La corsa dei prefetti: vince chi caccia il primo rom

Appena il decreto è entrato in vigore Milano e Roma hanno fatto scattare i primi provvedimenti. Ma i numeri si annunciano irrisori rispetto all’emergenza. Controlli a tappeto nei campi nomadi di tutt’Italia Cinquemila nomi nella lista dei criminali pericolosi

La corsa dei prefetti: vince chi caccia il primo rom

E ora avanti con le espulsioni, naturalmente immediate e soprattutto mediatiche. Il decreto è entrato in vigore alle 17.31, un minuto dopo la pubblicazione sulla Gazzetta ufficiale. E alle 18.03 il prefetto di Milano Gian Valerio Lombardi ha annunciato i primi provvedimenti. Per un romeno? Macché per quattro. Nel capoluogo lombardo hanno pensato a tutto: sin dal mattino l’Ufficio del giudice di Pace aveva predisposto un’unità speciale, composta oltre che dal magistrato che ha convalidato l’ordine di allontanamento, da un interprete, da un difensore d’ufficio e da un cancelliere. Un comportamento esemplare e che certo farà piacere ai milanesi: 32 minuti per ottenere Giustizia.

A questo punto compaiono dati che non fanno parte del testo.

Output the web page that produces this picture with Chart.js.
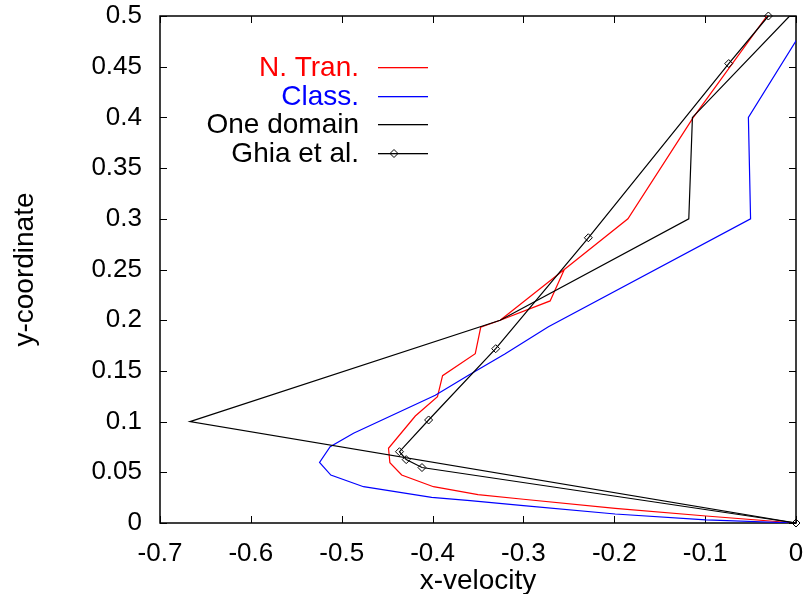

Milano, peraltro, ha battuto tutti. Anche Roma, che nel pomeriggio un romeno da espellere lo aveva trovato, ma poi ha perso tempo, nonostante gli annunci del prefetto Carlo Mosca. Spettacolari, come i «controlli battenti» nei campi nomadi di Firenze; il fermo di decine di romeni a Torino; le riunioni straordinarie delle forze dell’ordine a Perugia. E giù raffiche di cifre: sarebbero cinquemila i rom che potrebbero essere espulsi rapidamente, di cui 1400 a Milano, già censiti dai vigili urbani; cento addirittura entro pochi giorni.

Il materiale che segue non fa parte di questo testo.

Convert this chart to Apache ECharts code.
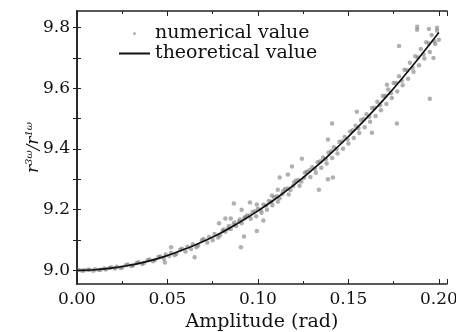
<!DOCTYPE html>
<html>
<head>
<meta charset="utf-8">
<script src="https://cdn.jsdelivr.net/npm/echarts@6/dist/echarts.min.js"></script>
<style>
  html, body { margin: 0; padding: 0; background: #fff; }
  #main { width: 456px; height: 332px; }
</style>
</head>
<body>
<div id="main"></div>
<script>
// 理论曲线
var theoryAmp = [0, 0.01, 0.02, 0.03, 0.04, 0.05, 0.06, 0.07, 0.08, 0.09, 0.10,
  0.11, 0.12, 0.13, 0.14, 0.15, 0.16, 0.17, 0.18, 0.19, 0.20];
var theoryRatio = [9.000, 9.002, 9.008, 9.018, 9.031, 9.049, 9.071, 9.096, 9.125, 9.159, 9.196,
  9.237, 9.282, 9.331, 9.384, 9.441, 9.502, 9.566, 9.635, 9.708, 9.784];

// 数值点 [amplitude, ratio]
var numericalPoints = [
  [0.001, 9.001], [0.003, 8.999], [0.004, 9.000], [0.006, 9.002], [0.007, 9.002], [0.009, 8.999],
  [0.010, 9.004], [0.012, 9.001], [0.013, 9.002], [0.015, 9.006], [0.016, 9.003], [0.018, 9.008],
  [0.019, 9.010], [0.021, 9.006], [0.022, 9.012], [0.024, 9.008], [0.025, 9.010], [0.027, 9.017],
  [0.028, 9.019], [0.030, 9.014], [0.031, 9.016], [0.033, 9.024], [0.034, 9.027], [0.036, 9.021],
  [0.037, 9.024], [0.039, 9.033], [0.040, 9.036], [0.042, 9.030], [0.043, 9.034], [0.045, 9.044],
  [0.046, 9.046], [0.048, 9.038], [0.049, 9.052], [0.051, 9.047], [0.052, 9.058], [0.054, 9.050],
  [0.055, 9.055], [0.057, 9.068], [0.058, 9.071], [0.060, 9.062], [0.061, 9.078], [0.063, 9.070],
  [0.064, 9.086], [0.066, 9.076], [0.067, 9.082], [0.069, 9.099], [0.070, 9.103], [0.072, 9.092],
  [0.073, 9.110], [0.075, 9.099], [0.076, 9.120], [0.078, 9.108], [0.079, 9.116], [0.081, 9.135],
  [0.082, 9.127], [0.084, 9.146], [0.085, 9.136], [0.087, 9.158], [0.088, 9.146], [0.090, 9.168],
  [0.091, 9.155], [0.093, 9.176], [0.094, 9.181], [0.096, 9.170], [0.097, 9.192], [0.099, 9.178],
  [0.100, 9.203], [0.102, 9.190], [0.103, 9.216], [0.105, 9.200], [0.106, 9.229], [0.108, 9.215],
  [0.109, 9.241], [0.111, 9.226], [0.112, 9.238], [0.114, 9.262], [0.115, 9.268], [0.117, 9.250],
  [0.118, 9.265], [0.120, 9.290], [0.121, 9.296], [0.123, 9.279], [0.124, 9.293], [0.126, 9.322],
  [0.127, 9.325], [0.129, 9.308], [0.130, 9.340], [0.132, 9.322], [0.133, 9.356], [0.135, 9.338],
  [0.136, 9.372], [0.138, 9.352], [0.139, 9.388], [0.141, 9.370], [0.142, 9.406], [0.144, 9.385],
  [0.145, 9.423], [0.147, 9.401], [0.148, 9.440], [0.150, 9.418], [0.151, 9.458], [0.153, 9.436],
  [0.154, 9.477], [0.156, 9.453], [0.157, 9.496], [0.159, 9.472], [0.160, 9.515], [0.162, 9.490],
  [0.163, 9.535], [0.165, 9.509], [0.166, 9.556], [0.168, 9.528], [0.169, 9.575], [0.171, 9.548],
  [0.172, 9.596], [0.174, 9.568], [0.175, 9.618], [0.177, 9.590], [0.178, 9.640], [0.180, 9.610],
  [0.181, 9.661], [0.183, 9.632], [0.184, 9.684], [0.186, 9.655], [0.187, 9.706], [0.189, 9.676],
  [0.190, 9.730], [0.192, 9.698], [0.193, 9.752], [0.195, 9.720], [0.196, 9.776], [0.198, 9.746],
  [0.199, 9.790], [0.200, 9.760],
  [0.0805, 9.130], [0.0835, 9.138], [0.0865, 9.150], [0.0895, 9.160], [0.0925, 9.172], [0.0955, 9.181],
  [0.0985, 9.195], [0.1015, 9.200], [0.1045, 9.214], [0.1075, 9.226], [0.1105, 9.244], [0.1135, 9.252],
  [0.1165, 9.270], [0.1195, 9.278], [0.1225, 9.298], [0.1255, 9.305], [0.1285, 9.330], [0.1315, 9.335],
  [0.1345, 9.360], [0.1375, 9.366], [0.1405, 9.393], [0.1435, 9.400], [0.1465, 9.426], [0.1495, 9.432],
  [0.1525, 9.462], [0.1555, 9.468], [0.1585, 9.500], [0.1615, 9.506], [0.1645, 9.536], [0.1675, 9.544],
  [0.1705, 9.576], [0.1735, 9.584], [0.1765, 9.618], [0.1795, 9.625], [0.1825, 9.660], [0.1855, 9.668],
  [0.1885, 9.702], [0.1915, 9.712], [0.1945, 9.748], [0.1975, 9.755],
  // 离群点
  [0.0486, 9.026], [0.052, 9.076], [0.065, 9.043], [0.0785, 9.155], [0.082, 9.171], [0.085, 9.171],
  [0.0867, 9.220], [0.0906, 9.076], [0.091, 9.200], [0.0923, 9.112], [0.0956, 9.224], [0.0994, 9.130],
  [0.0994, 9.217], [0.103, 9.164], [0.1077, 9.247], [0.111, 9.266], [0.112, 9.306], [0.1166, 9.316],
  [0.1188, 9.342], [0.1243, 9.368], [0.1337, 9.266], [0.1387, 9.300], [0.1414, 9.306], [0.1387, 9.431],
  [0.141, 9.484], [0.1547, 9.523], [0.163, 9.454], [0.1713, 9.612], [0.1768, 9.484], [0.178, 9.740],
  [0.188, 9.803], [0.188, 9.793], [0.1945, 9.796], [0.195, 9.566], [0.199, 9.800], [0.197, 9.700]
];

var yLabelValues = [9.0, 9.2, 9.4, 9.6, 9.8];
var yTickValues = [9.0, 9.1, 9.2, 9.3, 9.4, 9.5, 9.6, 9.7, 9.8];

var font = "DejaVu Serif";
var axisColor = "#222";
var textColor = "#111";

var myChart = echarts.init(document.getElementById("main"));

var theoryData = theoryAmp.map(function (a, i) { return [a, theoryRatio[i]]; });

var xBase = {
  type: "value",
  min: 0,
  max: 0.2045,
  interval: 0.05,
  splitLine: { show: false },
  axisLine: { show: true, lineStyle: { color: axisColor, width: 1.6 } },
  axisTick: { show: true, inside: true, length: 5, lineStyle: { color: axisColor } },
  minorTick: { show: true, splitNumber: 2, length: 3, lineStyle: { color: axisColor } },
  minorSplitLine: { show: false }
};
var yBase = {
  type: "value",
  min: 8.955,
  max: 9.855,
  splitLine: { show: false },
  axisLine: { show: true, lineStyle: { color: axisColor, width: 1.6 } },
  axisTick: { show: true, inside: true, length: 4, customValues: yTickValues, lineStyle: { color: axisColor } }
};

myChart.setOption({
  backgroundColor: "#fff",
  animation: false,
  grid: { left: 77, right: 9, top: 11, bottom: 48, outerBoundsMode: "none" },
  legend: {
    orient: "vertical",
    left: 114,
    top: 19,
    itemWidth: 31,
    itemHeight: 3,
    itemGap: 1,
    textStyle: { fontFamily: font, fontSize: 19, color: textColor },
    data: [
      { name: "numerical value", icon: "circle" },
      { name: "theoretical value", icon: "path://M0,0H31V2H0Z" }
    ]
  },
  xAxis: [
    Object.assign({}, xBase, {
      position: "bottom",
      name: "Amplitude (rad)",
      nameLocation: "middle",
      nameGap: 28,
      nameTextStyle: { fontFamily: font, fontSize: 19, color: textColor },
      axisLabel: {
        margin: 7,
        fontFamily: font,
        fontSize: 17,
        color: textColor,
        showMaxLabel: false,
        formatter: function (v) { return v.toFixed(2); }
      }
    }),
    Object.assign({}, xBase, { position: "top", axisLabel: { show: false } })
  ],
  yAxis: [
    Object.assign({}, yBase, {
      position: "left",
      name: "{i|r}{s|3ω}{i|/r}{s|1ω}",
      nameLocation: "middle",
      nameRotate: 90,
      nameGap: 34,
      nameMoveOverlap: false,
      nameTextStyle: {
        color: textColor,
        rich: {
          i: { fontFamily: font, fontStyle: "italic", fontSize: 17, lineHeight: 19, color: textColor },
          s: { fontFamily: font, fontStyle: "italic", fontSize: 10, lineHeight: 19, verticalAlign: "top", color: textColor }
        }
      },
      axisLabel: {
        margin: 7,
        fontFamily: font,
        fontSize: 17,
        color: textColor,
        customValues: yLabelValues,
        formatter: function (v) { return v.toFixed(1); }
      }
    }),
    Object.assign({}, yBase, { position: "right", axisLabel: { show: false } })
  ],
  series: [
    {
      name: "numerical value",
      type: "scatter",
      symbolSize: 4.5,
      itemStyle: { color: "rgba(115,115,115,0.7)" },
      data: numericalPoints,
      z: 2
    },
    {
      name: "theoretical value",
      type: "line",
      smooth: true,
      showSymbol: false,
      symbol: "none",
      lineStyle: { color: "#111", width: 1.7 },
      itemStyle: { color: "#111" },
      data: theoryData,
      z: 3
    }
  ]
});
</script>
</body>
</html>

Bene, benissimo. O forse, no; perché queste sono comunque cifre ridicole in rapporto ai quasi 600mila nomadi e romeni immigrati nel nostro Paese. E perché è improbabile che l’Italia si trasformi improvvisamente in un Paese autorevole come la Francia o la Germania, dove le leggi - soprattutto quelle sulla sicurezza - vengono fatte rispettare. Sempre; e non solo dopo una violenza da incubo. Questa, invece, sembra l’ennesima storia all’italiana. Oggi siamo alla «tolleranza zero», ma passata l’emergenza, placato il rancore dell’opinione pubblica, tutto tornerà più o meno come prima.

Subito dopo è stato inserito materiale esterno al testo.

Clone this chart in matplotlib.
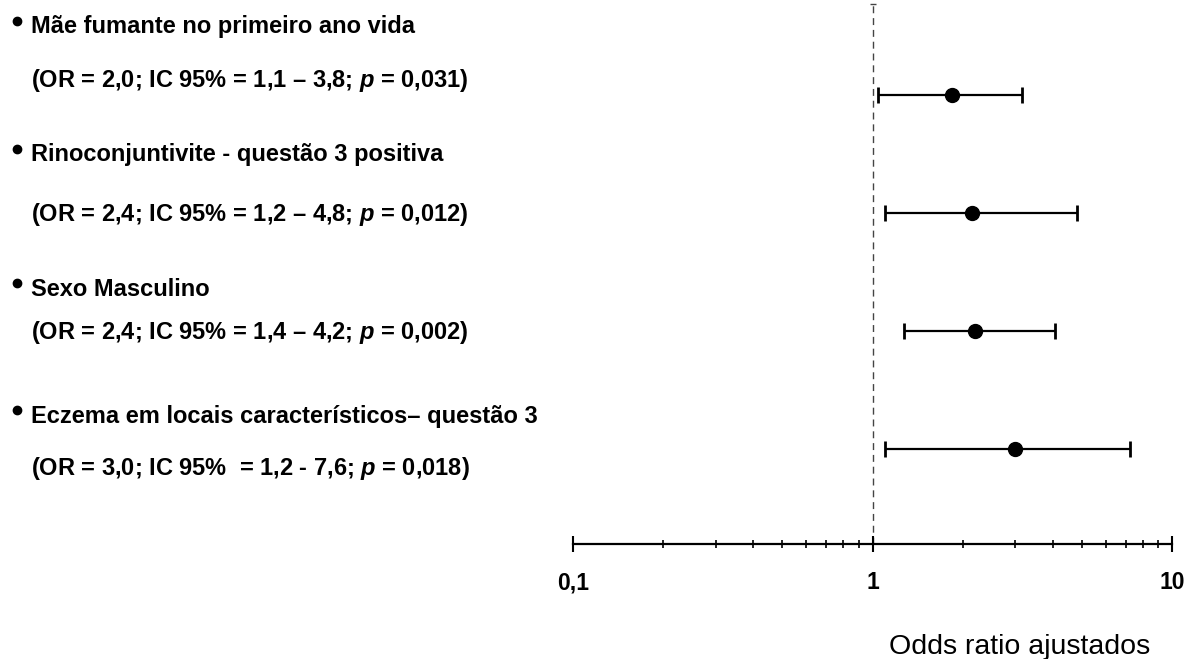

D’altronde basta leggerlo il decreto: è vero che conferisce al prefetto poteri straordinari di espulsione, ma solo «per esigenze imperative di ordine pubblico» e dunque non può essere applicato nei confronti dei cittadini comunitari che non sono in grado di mantenersi, come previsto da una direttiva Ue. Questa clausola, che era davvero urgente, continua a dormire nel disegno di legge e chissà quando verrà approvata dal Parlamento.
Naturalmente il questore da solo non basta, è necessaria la convalida del giudice di pace. Ieri è arrivata istantaneamente. Ma tra venti giorni? Fino a quando verrà rispettato il termine di 48 ore previsto dal decreto? I nostri tribunali dovrebbero rendere permanenti task-force per le espulsioni. Perché in realtà i rom e i romeni da espellere non sono cinquemila, ma molti di più, visto che, secondo le statistiche del Viminale, primeggiano per omicidi volontari, violenze sessuali, estorsioni e sono secondi o terzi per lesioni dolose, furti nelle case, scippi. Considerato lo stato della nostra Giustizia l’ipotesi di un servizio espulsioni a tempo indeterminato è inverosimile.
E siamo certi che verranno messi sul primo volo disponibile? Ieri sera a Milano sì; ma il decreto concede un mese di tempo per attuare il provvedimento. Insomma, il romeno espulso potrà stare 30 giorni in un Centro di permanenza temporanea.

E forse non partire mai; perché la maggior parte degli stranieri che hanno ricevuto il foglio di via resta. E quando partono, i romeni tornano subito. Perché i controlli non sono credibili; perché l’Italia non è la Francia e nemmeno la Germania.